Sunday, December 11, 2011

Grandma's Nut roll (Not a fruitcake!)

This is a fun project to do with your friends or kids, although you may not be able to keep them from snacking along the way.

One of  the delicious treats my mother -in-law prepared each year was her exceptionally rich nut roll, a concoction that combined the tastes of nuts, candy, and two sweet dried fruits.  We started making this roll ourselves twenty years ago as a Christmas treat for family and friends.  Strangely, we have never experimented with different ingredients, but I imagine that dried pineapple, mango, or papaya would work equally as well as dates and raisins.

The recipe is simplicity itself: Graham crackers, Walnuts, Pecans, Dates, Raisins, and Gum or Spice Drops, and Marshmallows.  That's seven pounds of ingredients, folks!

Tear off six or seven pieces of waxed paper about  twenty inches long.  You will use these to shape and hold the rolls later.

Measurement of the ingredients is simple since all of them come in (about) one pound packages that can simply be dumped into a large bowl for mixing after they have been chopped.  The graham crackers provide structure for the roll and so should be crushed into small pieces.  The most tedious task is cutting the gum drops into small pieces since their original size is out of scale for the other ingredients.

After you have everything except the marshmallows thoroughly mixed in the large bowl you need to melt the marshmallows with a cup of milk over low heat until the mixture is smooth. At this point you mix the other ingredients while stirring to coat everything with the melted marshmallows.  It never seems like there is enough, but persistence pays.

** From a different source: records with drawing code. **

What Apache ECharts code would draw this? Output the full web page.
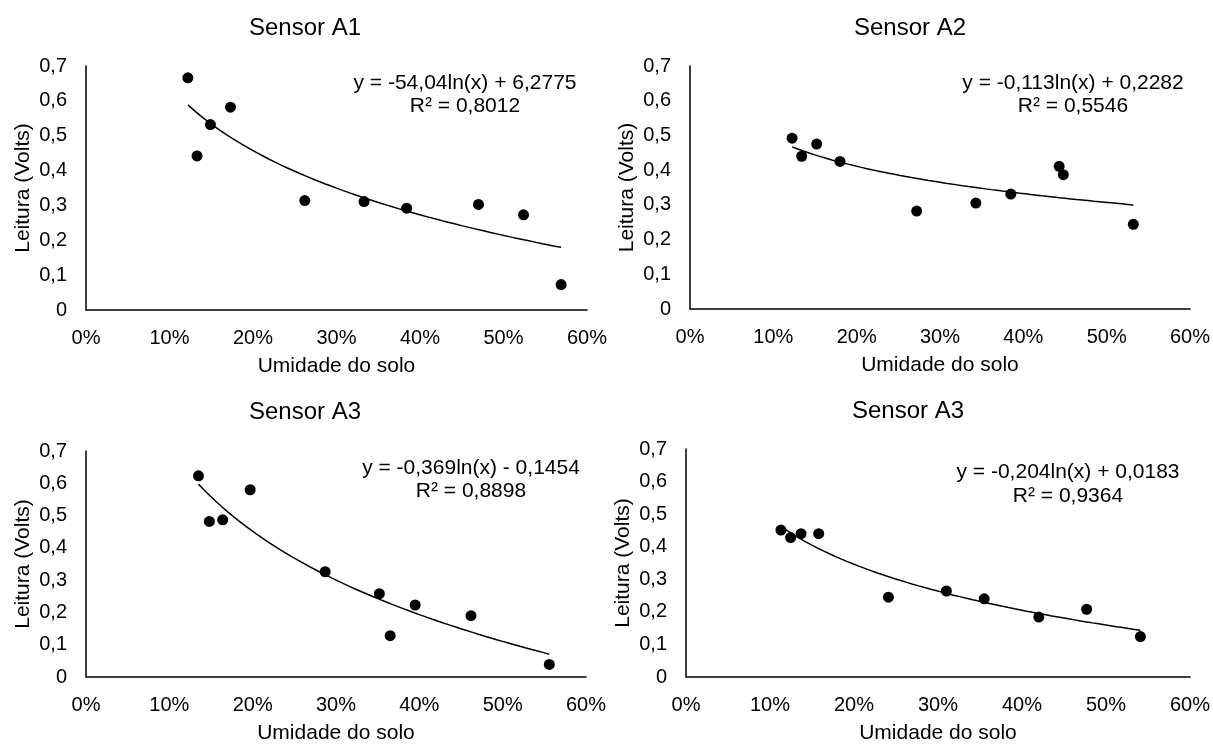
<!DOCTYPE html>
<html>
<head>
<meta charset="utf-8">
<script src="https://cdn.jsdelivr.net/npm/echarts@6/dist/echarts.min.js"></script>
<style>
  html, body { margin: 0; padding: 0; background: #fff; }
  #chart { width: 1213px; height: 745px; }
</style>
</head>
<body>
<div id="chart"></div>
<script>
// leituras (x = umidade do solo em %, y = leitura em volts)
var a1X = [12.2, 13.3, 14.9, 17.3, 26.2, 33.3, 38.4, 47.0, 52.4, 56.9];
var a1Y = [0.666, 0.442, 0.532, 0.582, 0.314, 0.311, 0.292, 0.303, 0.273, 0.073];
var a2X = [12.25, 13.4, 15.2, 18.0, 27.2, 34.3, 38.5, 44.3, 44.8, 53.2];
var a2Y = [0.492, 0.440, 0.475, 0.425, 0.282, 0.305, 0.331, 0.411, 0.387, 0.244];
var a3X = [13.5, 14.8, 16.4, 19.7, 28.7, 35.2, 36.5, 39.5, 46.2, 55.6];
var a3Y = [0.623, 0.482, 0.487, 0.580, 0.326, 0.258, 0.128, 0.223, 0.190, 0.039];
var a4X = [11.3, 12.45, 13.7, 15.8, 24.1, 31.0, 35.5, 42.0, 47.7, 54.1];
var a4Y = [0.451, 0.428, 0.440, 0.440, 0.245, 0.264, 0.240, 0.184, 0.208, 0.124];

var titles = ['Sensor A1', 'Sensor A2', 'Sensor A3', 'Sensor A3'];
var equations = [
  'y = -54,04ln(x) + 6,2775',
  'y = -0,113ln(x) + 0,2282',
  'y = -0,369ln(x) - 0,1454',
  'y = -0,204ln(x) + 0,0183'
];
var r2 = ['R² = 0,8012', 'R² = 0,5546', 'R² = 0,8898', 'R² = 0,9364'];

var xTicks = [0, 10, 20, 30, 40, 50, 60];
var yTicks = [0, 0.1, 0.2, 0.3, 0.4, 0.5, 0.6, 0.7];

var FONT = 'Liberation Sans, Arial, sans-serif';

// layout of each panel: grid box, title center, equation center
var panels = [
  { grid: [86, 66, 501, 244], title: [305, 28], eq: [465, 83, 106] },
  { grid: [690, 66, 500, 243], title: [910, 28], eq: [1073, 83, 106] },
  { grid: [86, 451, 500, 230], title: [305, 412], eq: [471, 468, 491] },
  { grid: [686, 449, 505, 232], title: [908, 411], eq: [1068, 472, 496] }
];

var dataX = [a1X, a2X, a3X, a4X];
var dataY = [a1Y, a2Y, a3Y, a4Y];

// linha de tendência logarítmica (mínimos quadrados, como no Excel)
function logFit(xs, ys) {
  var n = xs.length, sx = 0, sy = 0, sxx = 0, sxy = 0;
  for (var i = 0; i < n; i++) {
    var lx = Math.log(xs[i] / 100);
    sx += lx; sy += ys[i]; sxx += lx * lx; sxy += lx * ys[i];
  }
  var a = (n * sxy - sx * sy) / (n * sxx - sx * sx);
  var b = (sy - a * sx) / n;
  var lo = Math.min.apply(null, xs), hi = Math.max.apply(null, xs);
  var pts = [];
  for (var k = 0; k <= 60; k++) {
    var x = lo + (hi - lo) * k / 60;
    pts.push([x, a * Math.log(x / 100) + b]);
  }
  return pts;
}

var grids = [], xAxes = [], yAxes = [], series = [], graphics = [];

panels.forEach(function (p, i) {
  grids.push({ left: p.grid[0], top: p.grid[1], width: p.grid[2], height: p.grid[3] });
  xAxes.push({
    type: 'value', gridIndex: i, min: 0, max: 60, interval: 10,
    name: 'Umidade do solo', nameLocation: 'middle', nameGap: 46,
    nameTextStyle: { fontFamily: FONT, fontSize: 21, color: '#000' },
    axisLine: { show: true, onZero: false, lineStyle: { color: '#000', width: 1.5 } },
    axisTick: { show: false },
    splitLine: { show: false },
    axisLabel: { fontFamily: FONT, fontSize: 20, color: '#000', margin: 18,
      formatter: function (v) { return v + '%'; } }
  });
  yAxes.push({
    type: 'value', gridIndex: i, min: 0, max: 0.7, interval: 0.1,
    name: 'Leitura (Volts)', nameLocation: 'middle', nameGap: 52,
    nameTextStyle: { fontFamily: FONT, fontSize: 21, color: '#000' },
    axisLine: { show: true, onZero: false, lineStyle: { color: '#000', width: 1.5 } },
    axisTick: { show: false },
    splitLine: { show: false },
    axisLabel: { fontFamily: FONT, fontSize: 20, color: '#000', margin: 19,
      formatter: function (v) { return v === 0 ? '0' : v.toFixed(1).replace('.', ','); } }
  });
  series.push({
    type: 'line', xAxisIndex: i, yAxisIndex: i,
    data: logFit(dataX[i], dataY[i]),
    showSymbol: false, smooth: false,
    lineStyle: { color: '#000', width: 1.5 },
    silent: true, z: 2
  });
  series.push({
    type: 'scatter', xAxisIndex: i, yAxisIndex: i,
    data: dataX[i].map(function (x, k) { return [x, dataY[i][k]]; }),
    symbol: 'circle', symbolSize: 11,
    itemStyle: { color: '#000', opacity: 1 }, z: 3
  });
  graphics.push({
    type: 'text', x: p.title[0], y: p.title[1],
    style: { text: titles[i], fontFamily: FONT, fontSize: 24, fill: '#000',
      align: 'center', verticalAlign: 'middle' }
  });
  graphics.push({
    type: 'text', x: p.eq[0], y: p.eq[1],
    style: { text: equations[i], fontFamily: FONT, fontSize: 21, fill: '#000',
      align: 'center', verticalAlign: 'middle' }
  });
  graphics.push({
    type: 'text', x: p.eq[0], y: p.eq[2],
    style: { text: r2[i], fontFamily: FONT, fontSize: 21, fill: '#000',
      align: 'center', verticalAlign: 'middle' }
  });
});

var chart = echarts.init(document.getElementById('chart'), null, { renderer: 'canvas' });
chart.setOption({
  backgroundColor: '#fff',
  animation: false,
  grid: grids,
  xAxis: xAxes,
  yAxis: yAxes,
  series: series,
  graphic: graphics
});
</script>
</body>
</html>
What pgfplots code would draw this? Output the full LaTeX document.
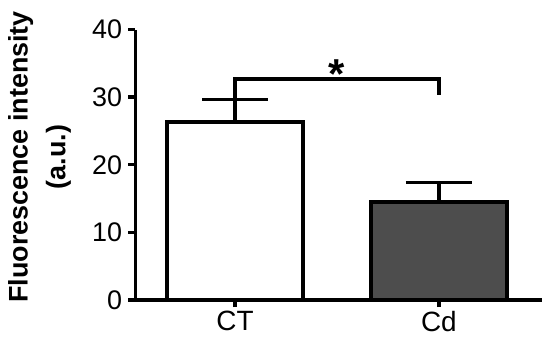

This next step cannot be done by one person since the mixture is extremely sticky.  One person should quickly place handfuls (about a pound) of the gooey mixture onto each sheet of the waxed paper.  The other person, who has clean hands, should immediately press it into a loaf shape.  Wrap the rolls tightly and refrigerate until cool (and solid).  Rewrap each loaf in fresh wax paper as soon as possible since the original wrapping with adhere tightly if left too long.

We generally cut quarter inch slices, since thinner slices tend to fall apart.